Namun, zhahir (makna yang tampak pada) ayat tersebut bahwa yang dimaksud yaqin adalah keimanan dan pengetahuan yang pasti secara syuhudi (penyaksian hati), dan ibadah hakiki kepada Allah mengantarkan pada jenis makrifat ini. Dalam hal ini, walaupun Rasulullah saw senantiasa memiliki makrifat ini, tetapi makrifat ini dicapai berkat ibadah. Sebagaimana ibadah hakiki kepada Allah berperan dalam melahirkan makrifat ini, dalam kesinambungan ibadah pun mempunyai efek selama manusia hidup di dunia. Sebagaimana halnya Nabi saw menjelaskan tentang kalimat “ihdinash shirathal mustaqim” (tunjukilah kami ke jalan yang lurus), yang harus dibaca setiap hari dalam salat lima waktu, tidak berarti si pembaca tidak berada di jalan yang lurus.
Di samping itu, seandainya makna yang tampak pada ayat bahwa tidak ada ibadah kewajiban beribadah setelah mencapai yaqin, pandangan ini tertolak dengan merujuk pada dalil-dalil qath’i Alqur`an dan hadis. Qarinah-qarinah dari Alqur`an dan hadis bagi ayat-ayat Alqur`an, mentaqyid atau mentakhshis atau melahirkan suatu makna yang berbeda dengan makna zhahirnya. Karena itu, Allamah Thabathaba`i mengatakan: “Dipahami dari ayat tersebut bahwa ibadah hakiki kepada Allah membuahkan yaqin.”
4- «و كذلك نرى ابراهيم ملكوت السموات و الارض وليكون من الموقنين» .
Kata “kadzâlika” dalam ayat ini secara lahir mengisyaratkan pada penglihatan yang pada ayat sebelumnya terkait dengan sayidah Maryam. Nabi Ibrahim as berkata kepada Azar:
«اتتخذ اصناما الهة انى اريك و قومك فى ضلال مبين» .

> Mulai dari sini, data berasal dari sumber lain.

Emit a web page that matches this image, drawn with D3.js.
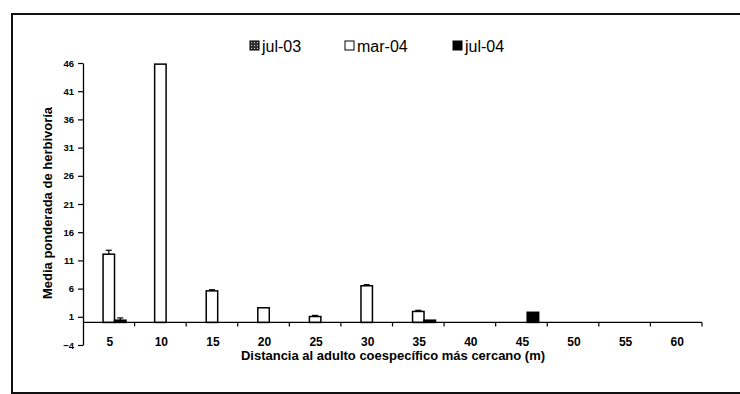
<!DOCTYPE html>
<html>
<head>
<meta charset="utf-8">
<script src="https://cdn.jsdelivr.net/npm/d3@7"></script>
<style>
  body { margin: 0; background: #fff; }
  svg { display: block; font-family: Arial, "Liberation Sans", sans-serif; }
</style>
</head>
<body>
<svg width="740" height="394"></svg>
<script>
// chart data
const categories = ["5", "10", "15", "20", "25", "30", "35", "40", "45", "50", "55", "60"];
const seriesNames = ["jul-03", "mar-04", "jul-04"];
const jul03 = [0, 0, 0, 0, 0, 0, 0, 0, 0, 0, 0, 0];
const mar04 = [12.1, 45.8, 5.6, 2.6, 1.05, 6.5, 1.95, 0, 0, 0, 0, 0];
const jul04 = [0.4, 0, 0, 0, 0, 0, 0.4, 0, 1.8, 0, 0, 0];
const mar04Err = [0.7, 0, 0.2, 0, 0.2, 0.2, 0.2, 0, 0, 0, 0, 0];
const jul04Err = [0.4, 0, 0, 0, 0, 0, 0, 0, 0, 0, 0, 0];
const yTicks = [-4, 1, 6, 11, 16, 21, 26, 31, 36, 41, 46];

const svg = d3.select("svg");

// pattern for jul-03
const defs = svg.append("defs");
const pat = defs.append("pattern")
  .attr("id", "dots")
  .attr("width", 3).attr("height", 3)
  .attr("patternUnits", "userSpaceOnUse");
pat.append("rect").attr("width", 3).attr("height", 3).attr("fill", "#333");
pat.append("rect").attr("x", 1).attr("y", 1).attr("width", 1).attr("height", 1).attr("fill", "#ccc");

const fills = { "jul-03": "url(#dots)", "mar-04": "#fff", "jul-04": "#000" };

// outer frame
svg.append("rect")
  .attr("x", 12).attr("y", 14)
  .attr("width", 740).attr("height", 379)
  .attr("fill", "none")
  .attr("stroke", "#111")
  .attr("stroke-width", 2);

const x = d3.scaleBand().domain(categories).range([83, 702]).padding(0);
const xs = d3.scaleBand().domain(seriesNames).range([0, x.bandwidth()]).paddingOuter(0.75);
const y = d3.scaleLinear().domain([-4, 46]).range([345, 63]);

const rows = categories.map((c, i) => ({
  cat: c,
  vals: [
    { s: "jul-03", v: jul03[i], e: 0 },
    { s: "mar-04", v: mar04[i], e: mar04Err[i] },
    { s: "jul-04", v: jul04[i], e: jul04Err[i] }
  ]
}));

const groups = svg.append("g").selectAll("g")
  .data(rows)
  .join("g")
  .attr("transform", d => `translate(${x(d.cat)},0)`);

groups.selectAll("rect")
  .data(d => d.vals.filter(v => v.v > 0))
  .join("rect")
  .attr("x", d => xs(d.s))
  .attr("width", xs.bandwidth())
  .attr("y", d => y(d.v))
  .attr("height", d => y(0) - y(d.v))
  .attr("fill", d => fills[d.s])
  .attr("stroke", "#000")
  .attr("stroke-width", 1.5);

// error bars
const err = groups.selectAll("g.err")
  .data(d => d.vals.filter(v => v.e > 0))
  .join("g")
  .attr("class", "err");
err.append("line")
  .attr("x1", d => xs(d.s) + xs.bandwidth() / 2)
  .attr("x2", d => xs(d.s) + xs.bandwidth() / 2)
  .attr("y1", d => y(d.v))
  .attr("y2", d => y(d.v + d.e))
  .attr("stroke", "#000").attr("stroke-width", 1.2);
err.append("line")
  .attr("x1", d => xs(d.s) + xs.bandwidth() / 2 - 3)
  .attr("x2", d => xs(d.s) + xs.bandwidth() / 2 + 3)
  .attr("y1", d => y(d.v + d.e))
  .attr("y2", d => y(d.v + d.e))
  .attr("stroke", "#000").attr("stroke-width", 1.2);

// y axis
const yAxis = svg.append("g")
  .attr("transform", "translate(83,0)")
  .call(d3.axisLeft(y).tickValues(yTicks).tickSize(5).tickPadding(4).tickSizeOuter(0));
yAxis.select(".domain").attr("stroke", "#000").attr("stroke-width", 1.3);
yAxis.selectAll(".tick line").attr("stroke", "#000").attr("stroke-width", 1.2);
yAxis.selectAll("text")
  .attr("font-size", 9.5)
  .attr("font-weight", "bold")
  .attr("font-family", "Arial, 'Liberation Sans', sans-serif")
  .attr("fill", "#000");

// x axis at zero
svg.append("line")
  .attr("x1", 83).attr("x2", 702)
  .attr("y1", y(0)).attr("y2", y(0))
  .attr("stroke", "#000").attr("stroke-width", 1.3);
svg.append("g").selectAll("line")
  .data(categories)
  .join("line")
  .attr("x1", d => x(d) + x.bandwidth())
  .attr("x2", d => x(d) + x.bandwidth())
  .attr("y1", y(0)).attr("y2", y(0) + 4)
  .attr("stroke", "#000").attr("stroke-width", 1.2);

// category labels sit low, near the bottom of the value range
svg.append("g").selectAll("text")
  .data(categories)
  .join("text")
  .attr("x", d => x(d) + x.bandwidth() / 2 + 1)
  .attr("y", 346)
  .attr("text-anchor", "middle")
  .attr("font-size", 12)
  .attr("font-weight", "bold")
  .text(d => d);

// axis titles
svg.append("text")
  .attr("x", 393).attr("y", 360)
  .attr("text-anchor", "middle")
  .attr("font-size", 13)
  .attr("font-weight", "bold")
  .text("Distancia al adulto coespecífico más cercano (m)");

svg.append("text")
  .attr("transform", "translate(52,203) rotate(-90)")
  .attr("text-anchor", "middle")
  .attr("font-size", 13)
  .attr("font-weight", "bold")
  .text("Media ponderada de herbivoría");

// legend
const legendX = [250, 345, 453];
const legend = svg.append("g").selectAll("g")
  .data(seriesNames)
  .join("g")
  .attr("transform", (d, i) => `translate(${legendX[i]},41)`);
legend.append("rect")
  .attr("width", 9).attr("height", 9)
  .attr("fill", d => fills[d])
  .attr("stroke", "#000").attr("stroke-width", 1);
legend.append("text")
  .attr("x", 12).attr("y", 11)
  .attr("font-size", 16)
  .text(d => d);
</script>
</body>
</html>
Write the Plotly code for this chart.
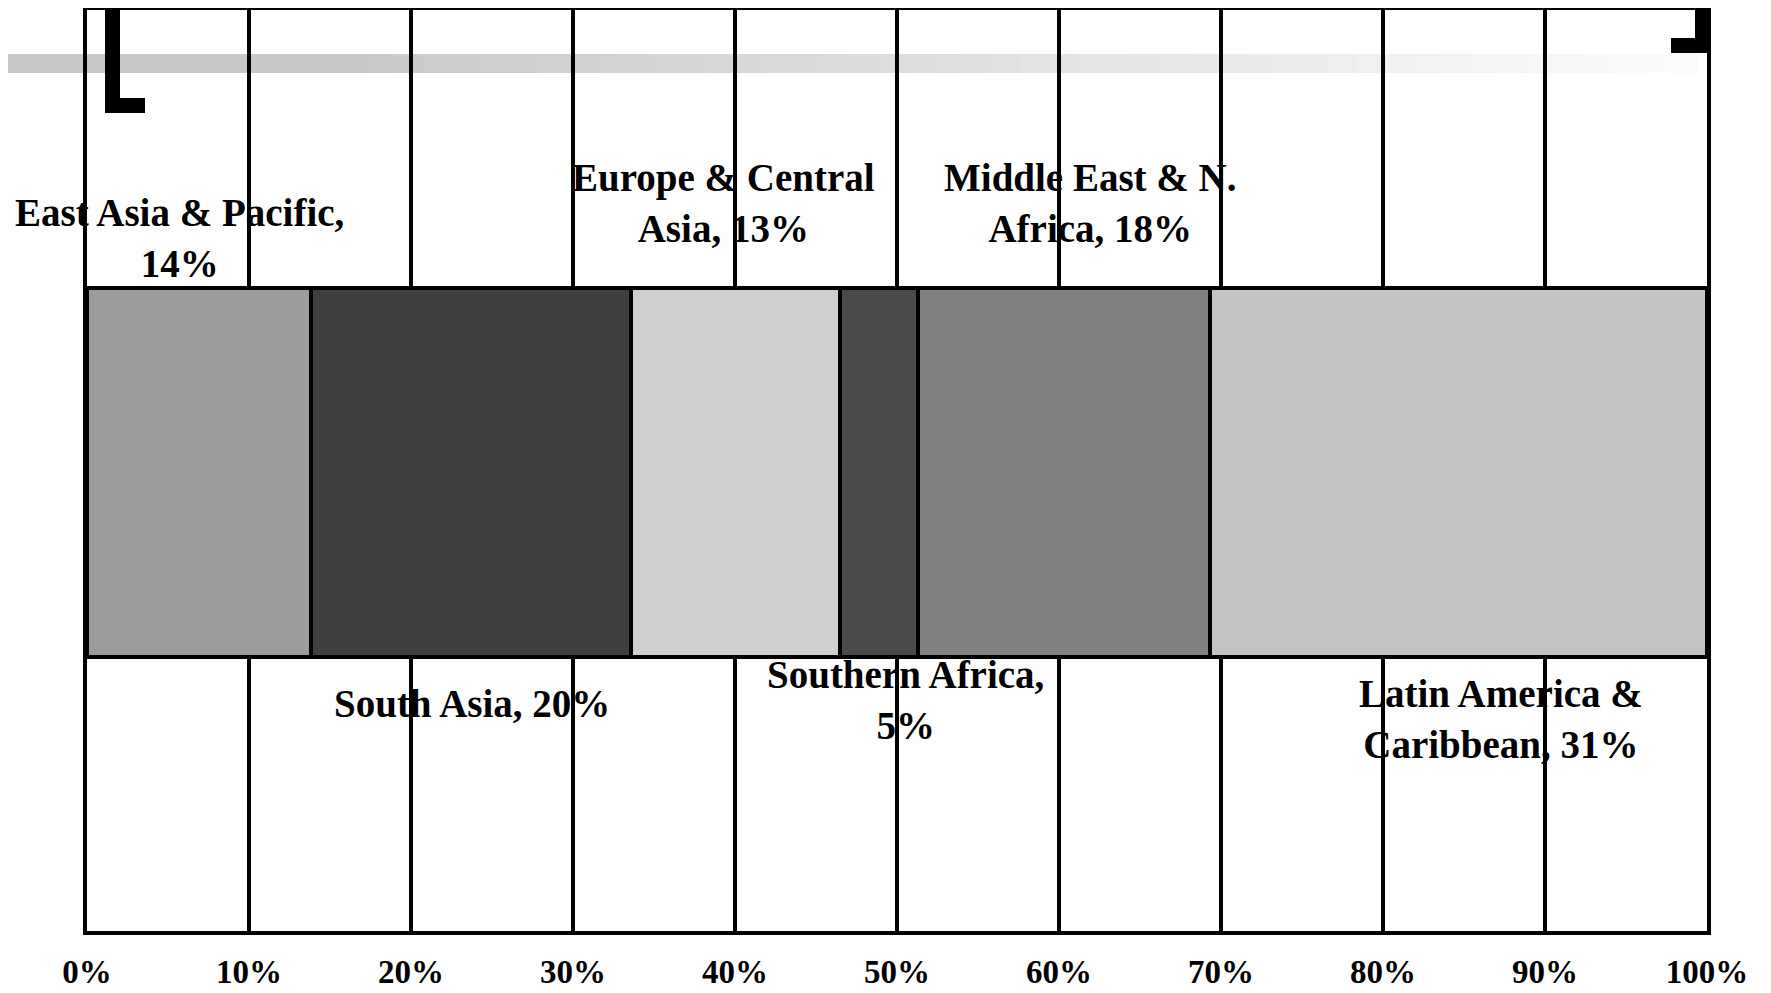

“Pantaskah kamu menjadikan berhala-berhala sebagai tuhan? Sesungguhnya aku melihat kamu dan kaummu berada dalam kesesatan yang nyata.”
Yakni, “aku menyaksikan kebenaran.” Dengan demikian, makna ayat di atas menjadi: “Kami dalam hal memperlihatkan, menunjukkan malakut langit dan bumi kepada Ibrahim.”
Kata “malakut” adalah mashdar (asal kata) seperti “mulk”, yang berarti kuasa (mampu) memanfaatkan. Dalam Alquran kata “malakut” juga dipakai pada makna kebahasaannya, dan tidak memiliki makna yang berbeda. Namun perlu diperhatikan bahwa ada perbedaan ektensial antara mulk dan malakut Allah dengan mulk dan malakut yang berlaku pada umat manusia. Perbedaan ini perlu diingat walaupun tidak mengubah makna kata. Penjelasannya, kepemilikan (malikiah) yang kita punya terkait dengan sesuatu di masyarakat adalah kepemilikan i’tibari yang ditegakkan oleh anggapan dan kesepakatan. Adapun kepemilikan Allah terkait segala sesuatu merupakan kaitan eksistensial dan hakiki, karena keterkaitan hakikat-hakikat eksitensial dengan Allah swt (bahwa segala yang ada adalah ciptaan-Nya). Kepemilikan-Nya adalah sesuatu yang mirip dengan kepemilikan manusia
و چيزى است كه شبيه مالكيت انسان نسبتبه قواى ادراكى و تحريكى خود.
Atas itu, jika tentang ayat di atas dikaji dengan cermat, akan diketahui bahwa Allah swt dengan menunjukkan kekuasaan-Nya atas langit dan bumi, sebenarnya Dia ingin memperlihatkan Diri-Nya kepada Ibrahim melalui penyaksian segala sesuatu (ciptaan-Nya), yang bersandar kepada-Nya. Karena Sandaran ini tak mungkin bersekutu, maka siapa saja yang memandang segala maujud di alam ini, akan sampai pada kesimpulan bahwa tak ada satupun pemelihara dan pengatur sistem alam di tengah seluruh maujud (selain Allah). Patung-patung berhala itu hanyalah benda-benda yang dapat dimusnahkan oleh tangan manusia, dan tak berpengaruh dalam sistem alam.